• _GIVEN DATA_:
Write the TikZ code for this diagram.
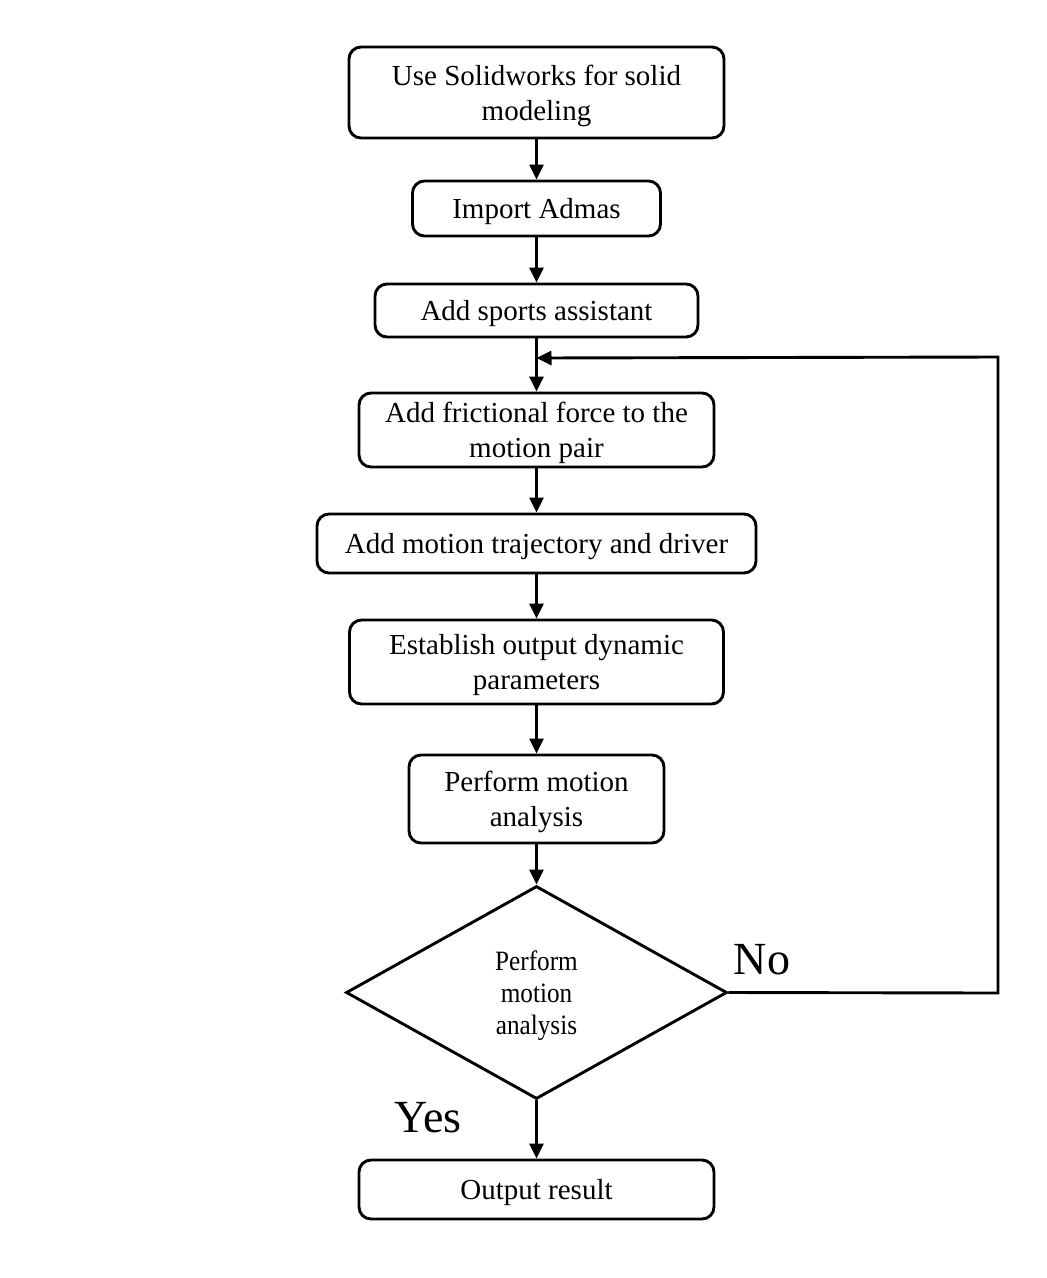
\documentclass[tikz,border=0pt]{standalone}
\usepackage{fontspec}
\setmainfont{Liberation Serif}
\newfontfamily\narrowserif[FakeStretch=0.9]{Liberation Serif}
\usetikzlibrary{shapes.geometric,arrows.meta}
\begin{document}
\begin{tikzpicture}[x=1pt,y=-1pt,
  stepbox/.style={draw,line width=2.9pt,rounded corners=12pt,align=center,
    inner sep=0pt,text depth=-2pt,font=\fontsize{29}{35}\selectfont},
  decbox/.style={draw,line width=2.9pt,diamond,inner sep=0pt,align=center,
    text depth=-2pt,font=\narrowserif\fontsize{28}{32}\selectfont},
  arr/.style={line width=2.9pt,-{Triangle[length=15pt,width=14pt]}},
  lbl/.style={font=\fontsize{46}{50}\selectfont,inner sep=0pt}]
\useasboundingbox (0,0) rectangle (1047,1278);
\node[stepbox,minimum width=375pt,minimum height=91pt] (b1) at (536.5,92.5) {Use Solidworks for solid\\modeling};
\node[stepbox,minimum width=248pt,minimum height=55pt] (b2) at (536.5,208.5) {Import Admas};
\node[stepbox,minimum width=323pt,minimum height=53pt] (b3) at (536.5,310.5) {Add sports assistant};
\node[stepbox,minimum width=355pt,minimum height=74pt] (b4) at (536.5,430) {Add frictional force to the\\motion pair};
\node[stepbox,minimum width=439pt,minimum height=59pt] (b5) at (536.5,543.5) {Add motion trajectory and driver};
\node[stepbox,minimum width=374pt,minimum height=84pt] (b6) at (536.5,662) {Establish output dynamic\\parameters};
\node[stepbox,minimum width=255pt,minimum height=88pt] (b7) at (536.5,799) {Perform motion\\analysis};
\node[decbox,minimum width=381pt,minimum height=213pt] (d) at (536.5,992.5) {Perform\\motion\\analysis};
\node[stepbox,minimum width=355pt,minimum height=59pt] (b9) at (536.5,1189.5) {Output result};
\coordinate (j) at (536.5,358);
\coordinate (c1) at (998,993);
\coordinate (c2) at (998,357);
\draw[arr] (b1) -- (b2);
\draw[arr] (b2) -- (b3);
\draw[arr] (b3) -- (b4);
\draw[arr] (b4) -- (b5);
\draw[arr] (b5) -- (b6);
\draw[arr] (b6) -- (b7);
\draw[arr] (b7) -- (d);
\draw[arr] (d) -- (b9);
\draw[arr,line join=miter] (d.east) -- (c1) -- (c2) -- (j);
\node[lbl] (no) at (762,960) {No};
\node[lbl] (yes) at (428,1118) {Yes};
\end{tikzpicture}
\end{document}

• _WHAT YOU ARE ASKED TO DO_:
Reproduce each line exactly, please, except for any pictures.

• _ANSWER TO THE TASK_:
Write the TikZ code for this diagram.
\documentclass[tikz,border=0pt]{standalone}
\usepackage{fontspec}
\setmainfont{Liberation Serif}
\newfontfamily\narrowserif[FakeStretch=0.9]{Liberation Serif}
\usetikzlibrary{shapes.geometric,arrows.meta}
\begin{document}
\begin{tikzpicture}[x=1pt,y=-1pt,
  stepbox/.style={draw,line width=2.9pt,rounded corners=12pt,align=center,
    inner sep=0pt,text depth=-2pt,font=\fontsize{29}{35}\selectfont},
  decbox/.style={draw,line width=2.9pt,diamond,inner sep=0pt,align=center,
    text depth=-2pt,font=\narrowserif\fontsize{28}{32}\selectfont},
  arr/.style={line width=2.9pt,-{Triangle[length=15pt,width=14pt]}},
  lbl/.style={font=\fontsize{46}{50}\selectfont,inner sep=0pt}]
\useasboundingbox (0,0) rectangle (1047,1278);
\node[stepbox,minimum width=375pt,minimum height=91pt] (b1) at (536.5,92.5) {Use Solidworks for solid\\modeling};
\node[stepbox,minimum width=248pt,minimum height=55pt] (b2) at (536.5,208.5) {Import Admas};
\node[stepbox,minimum width=323pt,minimum height=53pt] (b3) at (536.5,310.5) {Add sports assistant};
\node[stepbox,minimum width=355pt,minimum height=74pt] (b4) at (536.5,430) {Add frictional force to the\\motion pair};
\node[stepbox,minimum width=439pt,minimum height=59pt] (b5) at (536.5,543.5) {Add motion trajectory and driver};
\node[stepbox,minimum width=374pt,minimum height=84pt] (b6) at (536.5,662) {Establish output dynamic\\parameters};
\node[stepbox,minimum width=255pt,minimum height=88pt] (b7) at (536.5,799) {Perform motion\\analysis};
\node[decbox,minimum width=381pt,minimum height=213pt] (d) at (536.5,992.5) {Perform\\motion\\analysis};
\node[stepbox,minimum width=355pt,minimum height=59pt] (b9) at (536.5,1189.5) {Output result};
\coordinate (j) at (536.5,358);
\coordinate (c1) at (998,993);
\coordinate (c2) at (998,357);
\draw[arr] (b1) -- (b2);
\draw[arr] (b2) -- (b3);
\draw[arr] (b3) -- (b4);
\draw[arr] (b4) -- (b5);
\draw[arr] (b5) -- (b6);
\draw[arr] (b6) -- (b7);
\draw[arr] (b7) -- (d);
\draw[arr] (d) -- (b9);
\draw[arr,line join=miter] (d.east) -- (c1) -- (c2) -- (j);
\node[lbl] (no) at (762,960) {No};
\node[lbl] (yes) at (428,1118) {Yes};
\end{tikzpicture}
\end{document}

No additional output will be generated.